Power of Attorney

A Power of Attorney (POA) is a legal document that grants an individual, known as the attorney or agent, the authority to act on another person’s behalf, known as the donor or principal. This document is crucial in managing the donor’s affairs, particularly when the donor is unable to do so themselves. There are five types of POA, including general, special, trustee, enduring, and lasting powers, each serving different purposes and functions depending on the circumstances.

Types
A general POA allows the agent to manage all aspects of the donor’s financial and legal affairs, as outlined in Section 10 of the Powers of Attorney Act 1971. This type of POA is comprehensive, giving the agent broad authority over the donor’s assets and decisions.

special POA, also known as a limited POA, restricts the agent’s authority to specific tasks or categories of assets.
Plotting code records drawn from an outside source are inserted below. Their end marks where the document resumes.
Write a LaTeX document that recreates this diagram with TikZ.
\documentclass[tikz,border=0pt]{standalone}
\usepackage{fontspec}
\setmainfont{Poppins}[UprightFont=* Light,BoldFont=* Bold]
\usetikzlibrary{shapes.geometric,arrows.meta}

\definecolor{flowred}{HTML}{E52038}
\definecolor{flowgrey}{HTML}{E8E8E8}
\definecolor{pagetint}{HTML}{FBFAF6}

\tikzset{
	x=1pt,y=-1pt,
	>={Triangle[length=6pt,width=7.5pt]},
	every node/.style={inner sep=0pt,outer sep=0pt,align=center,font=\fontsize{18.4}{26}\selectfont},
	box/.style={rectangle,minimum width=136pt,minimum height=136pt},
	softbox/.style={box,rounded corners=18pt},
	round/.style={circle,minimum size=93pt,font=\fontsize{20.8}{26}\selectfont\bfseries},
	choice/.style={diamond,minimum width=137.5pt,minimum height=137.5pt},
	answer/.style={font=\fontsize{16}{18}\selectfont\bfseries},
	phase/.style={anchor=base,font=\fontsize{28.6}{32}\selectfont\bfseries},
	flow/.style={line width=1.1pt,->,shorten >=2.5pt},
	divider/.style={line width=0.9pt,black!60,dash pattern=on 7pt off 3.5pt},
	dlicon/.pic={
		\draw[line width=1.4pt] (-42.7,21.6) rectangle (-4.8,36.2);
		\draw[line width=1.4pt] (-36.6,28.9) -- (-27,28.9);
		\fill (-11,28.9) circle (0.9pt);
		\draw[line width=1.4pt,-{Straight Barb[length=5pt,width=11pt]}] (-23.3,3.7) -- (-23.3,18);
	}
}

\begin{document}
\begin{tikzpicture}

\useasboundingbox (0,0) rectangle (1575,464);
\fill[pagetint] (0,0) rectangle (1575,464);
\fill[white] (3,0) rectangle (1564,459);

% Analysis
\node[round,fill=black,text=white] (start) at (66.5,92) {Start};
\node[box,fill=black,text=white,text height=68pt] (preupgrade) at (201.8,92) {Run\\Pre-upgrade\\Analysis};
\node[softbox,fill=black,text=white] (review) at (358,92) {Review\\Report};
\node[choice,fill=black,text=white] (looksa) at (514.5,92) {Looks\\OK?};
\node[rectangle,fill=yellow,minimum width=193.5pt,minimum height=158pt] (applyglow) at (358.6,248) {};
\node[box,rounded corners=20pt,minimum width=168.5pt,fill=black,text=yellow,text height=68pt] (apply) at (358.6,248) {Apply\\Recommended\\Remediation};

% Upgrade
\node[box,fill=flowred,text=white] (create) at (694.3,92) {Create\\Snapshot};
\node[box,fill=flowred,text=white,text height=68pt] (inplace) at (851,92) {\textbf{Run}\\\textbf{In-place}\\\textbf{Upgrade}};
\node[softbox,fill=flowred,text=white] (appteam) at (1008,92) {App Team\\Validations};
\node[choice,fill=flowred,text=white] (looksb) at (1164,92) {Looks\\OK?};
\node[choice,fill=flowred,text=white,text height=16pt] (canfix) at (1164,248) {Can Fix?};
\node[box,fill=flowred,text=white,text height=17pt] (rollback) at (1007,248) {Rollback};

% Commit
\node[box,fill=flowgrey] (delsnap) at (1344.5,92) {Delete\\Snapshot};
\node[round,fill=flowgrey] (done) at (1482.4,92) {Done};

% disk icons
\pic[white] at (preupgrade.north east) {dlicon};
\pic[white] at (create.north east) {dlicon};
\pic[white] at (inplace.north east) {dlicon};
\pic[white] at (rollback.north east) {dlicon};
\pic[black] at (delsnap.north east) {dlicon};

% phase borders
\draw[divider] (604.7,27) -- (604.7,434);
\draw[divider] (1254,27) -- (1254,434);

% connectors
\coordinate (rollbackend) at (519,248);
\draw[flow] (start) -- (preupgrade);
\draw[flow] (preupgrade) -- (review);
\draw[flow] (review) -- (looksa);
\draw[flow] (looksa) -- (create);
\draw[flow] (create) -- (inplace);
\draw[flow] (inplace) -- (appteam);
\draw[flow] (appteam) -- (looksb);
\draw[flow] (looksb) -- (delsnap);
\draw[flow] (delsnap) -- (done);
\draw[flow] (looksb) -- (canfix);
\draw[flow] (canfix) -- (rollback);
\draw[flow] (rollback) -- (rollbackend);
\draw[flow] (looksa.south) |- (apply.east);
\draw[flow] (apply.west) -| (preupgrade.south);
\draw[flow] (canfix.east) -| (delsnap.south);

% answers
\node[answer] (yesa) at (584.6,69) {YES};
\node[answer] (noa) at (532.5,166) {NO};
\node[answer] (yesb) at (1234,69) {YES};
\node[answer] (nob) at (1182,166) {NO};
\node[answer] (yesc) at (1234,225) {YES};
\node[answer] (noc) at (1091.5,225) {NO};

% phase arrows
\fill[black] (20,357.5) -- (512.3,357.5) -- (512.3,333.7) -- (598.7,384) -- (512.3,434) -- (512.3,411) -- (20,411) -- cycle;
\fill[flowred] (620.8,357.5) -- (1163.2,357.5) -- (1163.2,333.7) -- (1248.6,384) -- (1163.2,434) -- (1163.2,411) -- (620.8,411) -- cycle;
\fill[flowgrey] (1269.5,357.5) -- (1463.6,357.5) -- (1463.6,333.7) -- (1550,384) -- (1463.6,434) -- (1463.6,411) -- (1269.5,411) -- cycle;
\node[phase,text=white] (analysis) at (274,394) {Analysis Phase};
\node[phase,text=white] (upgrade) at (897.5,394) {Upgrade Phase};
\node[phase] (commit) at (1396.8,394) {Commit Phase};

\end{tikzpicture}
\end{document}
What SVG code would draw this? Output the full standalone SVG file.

This type is useful when the donor needs someone to handle particular matters, such as selling a specific property, but does not require the agent to manage other aspects of their estate.

A trustee POA comes into play when the donor’s property is held in trust. Under the Trustee Act 1925, this power allows the agent to manage the trust property for a limited period, usually up to 12 months. This type of POA is essential for ensuring that trust property is administered correctly when the trustee is temporarily unavailable.

The enduring POA was established under the Enduring Powers of Attorney Act 1985. This power is restricted to financial matters and remains valid even if the donor becomes mentally incapacitated. However, it must be registered with the Office of the Public Guardian to be effective. The enduring POA is particularly important for planning ahead in case of future mental incapacity.

The lasting POA, introduced by the Mental Capacity Act 2005 and effective from 1 October 2007, replaced the enduring power of attorney. This type of POA also covers financial and health-related decisions but must be registered with the Office of the Public Guardian before it can be used. It remains effective if the donor loses mental capacity, providing a comprehensive framework for managing both financial and health-related decisions.

Revocation
A POA can be revoked under several circumstances. The most straightforward method of revocation is by the donor voluntarily canceling the POA. This can be done by creating a formal revocation document and notifying the attorney and relevant institutions. It is important to ensure that all parties involved are informed to prevent any misuse of the POA.

The POA is automatically revoked if the donor dies. At that point, the authority granted to the agent ceases, and the donor’s estate will be managed according to the terms of their will or, if there is no will, by the intestacy rules.

If the donor becomes mentally incapacitated and does not have a lasting POA in place, any previously granted general or special POA will be revoked. In such cases, the management of the donor’s affairs will need to be handled through the court process, where a deputy may be appointed.

Additionally, a POA can be revoked if the attorney becomes bankrupt, as this could impact his ability to manage the donor’s financial affairs. If the attorney is found to be incapable of fulfilling his duties due to illness, conflict of interest, or any other reason, the POA may also be revoked.

Finally, if the specific POA is time-bound or conditional, it will expire according to the terms set forth in the document. For instance, a trustee POA that is limited to managing trust property for 12 months will automatically end after the specified period.

In conclusion, a POA is a vital legal tool that ensures that an individual’s affairs can be managed by a trusted person when they are unable to do so themselves. Understanding the different types of POA and the circumstances under which they can be revoked is essential for effective estate planning and management.